No. 424: King of the Delta Blues Singers Vol. 2

Band: Robert Johnson
Album: King of the Delta Blues Singers Vol. 2
Why Rolling Stone gets it right: Like the first volume of this set, this record is half of Robert Johnson's recording history. Johnson is one of the fathers of rock and roll and is certainly on the Mount Rushmore of blues singers.
Why Rolling Stone gets it wrong: Well... See below.
Best song: "Sweet Home Chicago" is a wonderful, wonderful song.
Worst song: "Drunken Hearted Man" isn't great.
Is it awesome?: Sure.

Here's an interesting question: What would be the beginning of the modern musical era? Is it defined by genre? Is it defined by technology (digital v. analog, eight-track recording v. four-track recording, etc.)?

I say this because I called Buddy Holly "dated" earlier this week. I stand by this, but in listening to Robert Johnson, I wouldn't necessarily call it that.

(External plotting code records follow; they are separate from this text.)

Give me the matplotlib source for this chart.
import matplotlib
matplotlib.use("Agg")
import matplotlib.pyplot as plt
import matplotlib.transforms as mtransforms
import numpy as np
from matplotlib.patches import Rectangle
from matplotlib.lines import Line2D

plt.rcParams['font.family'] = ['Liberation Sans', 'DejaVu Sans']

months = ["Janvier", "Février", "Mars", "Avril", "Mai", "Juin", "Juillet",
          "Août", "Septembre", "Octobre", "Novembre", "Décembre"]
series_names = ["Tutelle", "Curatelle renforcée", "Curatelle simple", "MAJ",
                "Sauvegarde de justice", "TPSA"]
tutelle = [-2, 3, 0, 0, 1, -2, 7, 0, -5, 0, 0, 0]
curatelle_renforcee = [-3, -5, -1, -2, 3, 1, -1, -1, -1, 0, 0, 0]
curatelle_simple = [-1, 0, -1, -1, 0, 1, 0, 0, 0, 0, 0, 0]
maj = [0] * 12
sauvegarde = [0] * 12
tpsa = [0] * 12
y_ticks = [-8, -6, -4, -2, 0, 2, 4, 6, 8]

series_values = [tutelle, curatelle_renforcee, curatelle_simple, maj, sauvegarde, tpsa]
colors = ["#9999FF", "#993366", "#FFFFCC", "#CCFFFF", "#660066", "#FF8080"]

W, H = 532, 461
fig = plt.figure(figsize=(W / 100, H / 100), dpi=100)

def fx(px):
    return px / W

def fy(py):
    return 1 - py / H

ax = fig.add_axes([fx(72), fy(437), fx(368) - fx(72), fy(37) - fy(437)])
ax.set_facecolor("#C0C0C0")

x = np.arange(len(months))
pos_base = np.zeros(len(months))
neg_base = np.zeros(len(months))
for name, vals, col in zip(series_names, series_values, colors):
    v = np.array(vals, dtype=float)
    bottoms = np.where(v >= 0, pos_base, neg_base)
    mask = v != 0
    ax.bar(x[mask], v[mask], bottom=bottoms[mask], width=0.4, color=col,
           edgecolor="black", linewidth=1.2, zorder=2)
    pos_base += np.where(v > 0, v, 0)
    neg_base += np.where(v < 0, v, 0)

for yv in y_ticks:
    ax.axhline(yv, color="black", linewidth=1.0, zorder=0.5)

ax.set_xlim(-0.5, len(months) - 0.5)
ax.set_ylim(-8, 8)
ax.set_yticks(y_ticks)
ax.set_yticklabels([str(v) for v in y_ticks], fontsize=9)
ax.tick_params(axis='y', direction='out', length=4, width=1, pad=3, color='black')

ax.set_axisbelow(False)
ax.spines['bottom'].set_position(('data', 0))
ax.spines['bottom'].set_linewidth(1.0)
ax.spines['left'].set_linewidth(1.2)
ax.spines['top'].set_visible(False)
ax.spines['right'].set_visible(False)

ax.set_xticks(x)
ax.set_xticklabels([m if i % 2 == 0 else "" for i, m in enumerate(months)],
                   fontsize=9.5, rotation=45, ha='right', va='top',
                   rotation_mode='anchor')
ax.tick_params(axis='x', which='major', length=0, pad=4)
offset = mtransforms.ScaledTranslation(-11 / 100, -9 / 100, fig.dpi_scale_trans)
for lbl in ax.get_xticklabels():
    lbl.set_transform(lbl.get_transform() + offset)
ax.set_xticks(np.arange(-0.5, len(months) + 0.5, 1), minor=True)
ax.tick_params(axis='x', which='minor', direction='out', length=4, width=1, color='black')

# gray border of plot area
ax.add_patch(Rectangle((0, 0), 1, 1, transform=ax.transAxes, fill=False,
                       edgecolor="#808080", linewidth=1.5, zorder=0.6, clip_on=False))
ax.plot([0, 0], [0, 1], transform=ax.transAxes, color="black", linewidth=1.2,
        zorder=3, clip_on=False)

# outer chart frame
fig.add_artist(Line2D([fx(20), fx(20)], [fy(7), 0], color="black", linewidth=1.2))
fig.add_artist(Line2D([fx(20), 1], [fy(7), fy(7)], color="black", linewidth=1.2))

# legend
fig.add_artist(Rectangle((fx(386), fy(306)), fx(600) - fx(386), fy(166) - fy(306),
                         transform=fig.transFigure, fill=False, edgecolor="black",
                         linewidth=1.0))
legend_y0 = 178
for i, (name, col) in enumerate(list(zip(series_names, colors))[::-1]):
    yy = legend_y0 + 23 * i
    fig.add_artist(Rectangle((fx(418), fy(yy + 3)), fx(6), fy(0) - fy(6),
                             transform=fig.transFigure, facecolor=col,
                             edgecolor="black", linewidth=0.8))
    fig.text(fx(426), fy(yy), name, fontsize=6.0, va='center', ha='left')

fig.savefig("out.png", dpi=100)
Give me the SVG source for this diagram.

Robert Johnson's music is so far in the past -- 20 years before Buddy Holly -- that comparing it to modern music is foolish. The best comparison I can make is to cars. A car from the 1980s and 1990s (and, maybe the 1970s) looks silly. A car from the 1950s is history.

(Of course, this isn't entirely true, even to cars. Some people find that era of American culture to be cool. This is the nature of our post-modernist culture.)

In the same way that a 1950s car is history, Robert Johnson is history. The car from the 1950s needs tons of care and it can't get to the speeds needed on the highway. It isn't usable in the same way that a new car is, but it's the precursor to the cars we use. It's interesting and fun to learn about. Robert Johnson's music isn't listenable in the same way that more modern stuff is. Modern music is recorded in multitrack. Modern music doesn't have tons of tape hiss in it. Modern music has more than the 12-bar blues.

But, still. It's history.


Notable on the record is "Sweet Home Chicago," a song with lyrics very different from the ones we know. Instead of "Back to the same old place," Johnson sings "Back to the land of California." Some people have suggested that Johnson was combining the places of California (great weather) and Chicago (north, no Jim Crow) to create a utopia for African-Americans at the time.

"Sweet Home Chicago" is the standard of standards in blues and listening to Johnson's version, it really opens your eyes to the tenderness of the song. As with many of Johnson's songs, despair is the order of the day.


It's a historical document more than a modern record. It's enjoyable and something to study, but I wouldn't walk around listening to it.